Quote exactly the lines from the start of the entries to the one with "import pandas as pd", both ends included.

[Given data]
Begin
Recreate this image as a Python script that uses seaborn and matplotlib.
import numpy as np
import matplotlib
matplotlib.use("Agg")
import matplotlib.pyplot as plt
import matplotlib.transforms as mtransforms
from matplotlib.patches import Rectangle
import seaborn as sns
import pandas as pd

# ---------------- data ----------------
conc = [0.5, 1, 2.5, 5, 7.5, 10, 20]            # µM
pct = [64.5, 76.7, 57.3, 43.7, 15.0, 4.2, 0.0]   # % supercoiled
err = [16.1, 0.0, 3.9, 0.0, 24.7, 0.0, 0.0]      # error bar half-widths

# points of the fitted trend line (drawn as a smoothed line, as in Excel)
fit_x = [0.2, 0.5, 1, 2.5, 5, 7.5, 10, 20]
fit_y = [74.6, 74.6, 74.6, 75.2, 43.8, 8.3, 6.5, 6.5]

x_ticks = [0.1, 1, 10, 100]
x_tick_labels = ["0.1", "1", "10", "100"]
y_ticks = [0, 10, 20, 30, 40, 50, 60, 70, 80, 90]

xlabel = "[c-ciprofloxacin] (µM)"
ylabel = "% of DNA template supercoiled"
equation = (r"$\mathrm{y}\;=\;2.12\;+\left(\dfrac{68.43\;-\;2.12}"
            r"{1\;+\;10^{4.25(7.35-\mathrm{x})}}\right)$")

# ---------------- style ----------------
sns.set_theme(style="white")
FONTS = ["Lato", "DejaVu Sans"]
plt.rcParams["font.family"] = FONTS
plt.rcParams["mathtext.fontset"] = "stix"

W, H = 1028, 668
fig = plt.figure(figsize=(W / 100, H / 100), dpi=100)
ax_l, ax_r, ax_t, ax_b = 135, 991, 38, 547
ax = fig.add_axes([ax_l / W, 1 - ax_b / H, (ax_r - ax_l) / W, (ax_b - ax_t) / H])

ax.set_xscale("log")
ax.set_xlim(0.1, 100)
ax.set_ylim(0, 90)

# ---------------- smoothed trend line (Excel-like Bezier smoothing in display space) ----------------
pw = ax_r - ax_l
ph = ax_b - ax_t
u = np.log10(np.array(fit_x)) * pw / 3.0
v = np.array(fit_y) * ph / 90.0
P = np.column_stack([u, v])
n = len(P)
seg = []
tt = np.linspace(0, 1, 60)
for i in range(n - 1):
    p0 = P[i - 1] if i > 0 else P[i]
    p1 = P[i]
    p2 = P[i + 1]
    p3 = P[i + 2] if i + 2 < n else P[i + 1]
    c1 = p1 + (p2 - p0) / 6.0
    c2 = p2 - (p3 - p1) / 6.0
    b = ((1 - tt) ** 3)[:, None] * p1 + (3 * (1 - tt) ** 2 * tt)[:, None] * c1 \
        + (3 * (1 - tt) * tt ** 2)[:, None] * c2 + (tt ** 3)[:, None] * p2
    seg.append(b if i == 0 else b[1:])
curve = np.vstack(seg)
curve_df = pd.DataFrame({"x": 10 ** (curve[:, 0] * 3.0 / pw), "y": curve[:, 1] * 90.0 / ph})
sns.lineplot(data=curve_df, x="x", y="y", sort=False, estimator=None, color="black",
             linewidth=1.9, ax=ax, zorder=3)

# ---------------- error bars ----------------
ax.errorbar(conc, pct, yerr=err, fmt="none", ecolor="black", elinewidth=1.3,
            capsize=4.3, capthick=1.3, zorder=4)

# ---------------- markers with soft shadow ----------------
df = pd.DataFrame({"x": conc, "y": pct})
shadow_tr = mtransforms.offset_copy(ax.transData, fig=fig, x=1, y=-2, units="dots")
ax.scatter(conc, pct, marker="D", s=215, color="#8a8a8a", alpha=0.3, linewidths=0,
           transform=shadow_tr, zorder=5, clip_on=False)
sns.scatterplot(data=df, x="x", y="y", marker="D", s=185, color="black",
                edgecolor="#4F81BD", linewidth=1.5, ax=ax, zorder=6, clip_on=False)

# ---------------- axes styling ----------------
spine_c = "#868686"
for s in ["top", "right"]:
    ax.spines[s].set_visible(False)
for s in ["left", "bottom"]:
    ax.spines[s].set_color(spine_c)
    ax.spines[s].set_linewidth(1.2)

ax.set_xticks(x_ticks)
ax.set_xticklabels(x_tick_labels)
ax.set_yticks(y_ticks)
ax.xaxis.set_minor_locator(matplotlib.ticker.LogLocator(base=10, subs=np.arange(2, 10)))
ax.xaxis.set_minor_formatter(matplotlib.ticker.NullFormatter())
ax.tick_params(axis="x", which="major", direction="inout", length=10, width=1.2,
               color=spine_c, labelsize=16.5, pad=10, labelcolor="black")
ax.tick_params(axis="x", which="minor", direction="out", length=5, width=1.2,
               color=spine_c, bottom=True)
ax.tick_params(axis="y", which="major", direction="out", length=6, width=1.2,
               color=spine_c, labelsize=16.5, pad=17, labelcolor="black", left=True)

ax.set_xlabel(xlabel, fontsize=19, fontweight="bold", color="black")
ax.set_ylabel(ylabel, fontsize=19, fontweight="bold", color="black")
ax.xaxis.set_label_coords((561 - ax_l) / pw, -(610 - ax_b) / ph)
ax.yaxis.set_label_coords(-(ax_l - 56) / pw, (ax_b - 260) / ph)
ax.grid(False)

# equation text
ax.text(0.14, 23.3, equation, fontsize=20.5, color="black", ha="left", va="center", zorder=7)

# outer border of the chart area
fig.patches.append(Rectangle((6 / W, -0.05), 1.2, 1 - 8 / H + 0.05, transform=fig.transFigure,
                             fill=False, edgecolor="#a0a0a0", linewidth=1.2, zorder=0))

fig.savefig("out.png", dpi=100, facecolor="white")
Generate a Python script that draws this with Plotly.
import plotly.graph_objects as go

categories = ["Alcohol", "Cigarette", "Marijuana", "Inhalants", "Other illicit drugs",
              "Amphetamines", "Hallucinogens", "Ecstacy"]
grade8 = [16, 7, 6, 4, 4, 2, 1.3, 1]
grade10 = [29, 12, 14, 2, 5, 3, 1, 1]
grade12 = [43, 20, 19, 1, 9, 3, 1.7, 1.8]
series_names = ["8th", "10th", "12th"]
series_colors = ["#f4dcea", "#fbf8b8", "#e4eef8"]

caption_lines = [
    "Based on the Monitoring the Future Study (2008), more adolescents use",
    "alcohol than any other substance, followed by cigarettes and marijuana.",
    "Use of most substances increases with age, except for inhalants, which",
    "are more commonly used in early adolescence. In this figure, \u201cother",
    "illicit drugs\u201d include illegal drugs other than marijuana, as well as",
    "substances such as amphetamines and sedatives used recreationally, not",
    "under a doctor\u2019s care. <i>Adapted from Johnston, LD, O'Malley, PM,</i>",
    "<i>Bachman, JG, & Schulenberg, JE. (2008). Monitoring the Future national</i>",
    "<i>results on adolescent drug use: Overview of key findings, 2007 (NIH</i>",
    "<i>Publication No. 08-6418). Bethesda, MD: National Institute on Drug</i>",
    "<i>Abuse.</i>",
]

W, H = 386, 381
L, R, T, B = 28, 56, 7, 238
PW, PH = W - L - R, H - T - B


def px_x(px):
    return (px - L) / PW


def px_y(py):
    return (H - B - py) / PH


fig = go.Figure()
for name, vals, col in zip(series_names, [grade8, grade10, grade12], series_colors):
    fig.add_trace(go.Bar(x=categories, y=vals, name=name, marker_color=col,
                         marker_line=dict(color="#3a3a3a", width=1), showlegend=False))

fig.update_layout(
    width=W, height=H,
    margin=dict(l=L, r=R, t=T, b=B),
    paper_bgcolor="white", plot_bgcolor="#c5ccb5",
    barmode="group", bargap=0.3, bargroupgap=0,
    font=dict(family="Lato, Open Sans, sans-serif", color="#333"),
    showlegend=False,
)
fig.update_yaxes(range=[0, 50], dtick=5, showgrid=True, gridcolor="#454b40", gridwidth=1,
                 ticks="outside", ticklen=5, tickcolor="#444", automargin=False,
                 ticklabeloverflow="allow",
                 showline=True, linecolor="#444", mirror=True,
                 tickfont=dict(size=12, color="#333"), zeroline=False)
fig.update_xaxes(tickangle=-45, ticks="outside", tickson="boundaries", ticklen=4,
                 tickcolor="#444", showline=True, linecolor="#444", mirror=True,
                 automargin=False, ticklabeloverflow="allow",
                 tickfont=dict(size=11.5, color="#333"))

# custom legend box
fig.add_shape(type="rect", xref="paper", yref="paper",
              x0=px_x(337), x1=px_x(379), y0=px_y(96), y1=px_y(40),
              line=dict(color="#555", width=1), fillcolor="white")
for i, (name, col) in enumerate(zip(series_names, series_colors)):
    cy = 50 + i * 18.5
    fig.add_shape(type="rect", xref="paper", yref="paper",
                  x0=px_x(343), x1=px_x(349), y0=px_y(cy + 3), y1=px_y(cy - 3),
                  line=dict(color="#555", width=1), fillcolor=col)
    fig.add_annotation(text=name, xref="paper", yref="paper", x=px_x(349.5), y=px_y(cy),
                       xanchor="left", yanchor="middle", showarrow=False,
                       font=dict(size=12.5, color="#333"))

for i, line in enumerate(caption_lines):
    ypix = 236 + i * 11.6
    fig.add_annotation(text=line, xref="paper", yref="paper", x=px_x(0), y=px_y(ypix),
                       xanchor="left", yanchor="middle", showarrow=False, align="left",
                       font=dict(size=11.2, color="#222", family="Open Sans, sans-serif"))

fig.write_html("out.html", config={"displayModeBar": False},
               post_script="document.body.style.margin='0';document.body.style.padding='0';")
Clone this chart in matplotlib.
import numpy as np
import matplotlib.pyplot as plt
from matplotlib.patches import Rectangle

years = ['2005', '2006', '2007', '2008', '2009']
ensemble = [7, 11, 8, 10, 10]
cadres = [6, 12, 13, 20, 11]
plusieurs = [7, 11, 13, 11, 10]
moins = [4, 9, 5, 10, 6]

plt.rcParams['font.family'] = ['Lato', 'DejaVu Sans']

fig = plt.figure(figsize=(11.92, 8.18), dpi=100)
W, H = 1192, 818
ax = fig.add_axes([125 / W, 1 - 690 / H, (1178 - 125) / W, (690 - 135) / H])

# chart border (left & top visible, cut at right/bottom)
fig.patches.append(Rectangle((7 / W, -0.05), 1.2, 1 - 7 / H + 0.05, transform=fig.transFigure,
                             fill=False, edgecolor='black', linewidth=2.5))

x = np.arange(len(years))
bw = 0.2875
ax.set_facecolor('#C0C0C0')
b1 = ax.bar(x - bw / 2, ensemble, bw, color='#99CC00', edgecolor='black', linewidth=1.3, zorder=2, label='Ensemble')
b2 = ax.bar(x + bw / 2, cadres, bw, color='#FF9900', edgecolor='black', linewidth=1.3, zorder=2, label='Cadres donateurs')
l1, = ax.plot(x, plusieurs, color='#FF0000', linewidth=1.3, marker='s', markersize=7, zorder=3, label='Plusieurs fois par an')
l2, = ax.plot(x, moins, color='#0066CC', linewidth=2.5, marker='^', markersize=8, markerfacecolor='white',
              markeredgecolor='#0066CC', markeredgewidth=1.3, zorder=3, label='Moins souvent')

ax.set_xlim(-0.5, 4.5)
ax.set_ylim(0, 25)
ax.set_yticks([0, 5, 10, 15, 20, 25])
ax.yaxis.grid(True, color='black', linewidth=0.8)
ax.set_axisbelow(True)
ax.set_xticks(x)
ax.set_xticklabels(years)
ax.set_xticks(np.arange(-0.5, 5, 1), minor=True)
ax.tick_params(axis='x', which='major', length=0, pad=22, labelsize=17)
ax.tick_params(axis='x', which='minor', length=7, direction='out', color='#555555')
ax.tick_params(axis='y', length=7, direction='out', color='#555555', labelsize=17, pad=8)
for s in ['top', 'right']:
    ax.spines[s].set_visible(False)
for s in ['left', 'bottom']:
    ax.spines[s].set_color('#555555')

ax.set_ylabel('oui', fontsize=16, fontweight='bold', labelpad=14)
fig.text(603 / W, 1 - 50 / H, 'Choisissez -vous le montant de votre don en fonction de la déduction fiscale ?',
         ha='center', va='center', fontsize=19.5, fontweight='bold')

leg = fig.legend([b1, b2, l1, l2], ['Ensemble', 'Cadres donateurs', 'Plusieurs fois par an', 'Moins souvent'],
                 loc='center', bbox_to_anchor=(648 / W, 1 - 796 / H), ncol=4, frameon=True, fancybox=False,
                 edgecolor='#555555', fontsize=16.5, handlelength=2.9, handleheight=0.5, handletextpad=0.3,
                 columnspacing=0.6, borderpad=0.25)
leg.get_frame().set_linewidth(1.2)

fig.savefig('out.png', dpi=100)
End
[Reply]
Recreate this image as a Python script that uses seaborn and matplotlib.
import numpy as np
import matplotlib
matplotlib.use("Agg")
import matplotlib.pyplot as plt
import matplotlib.transforms as mtransforms
from matplotlib.patches import Rectangle
import seaborn as sns
import pandas as pd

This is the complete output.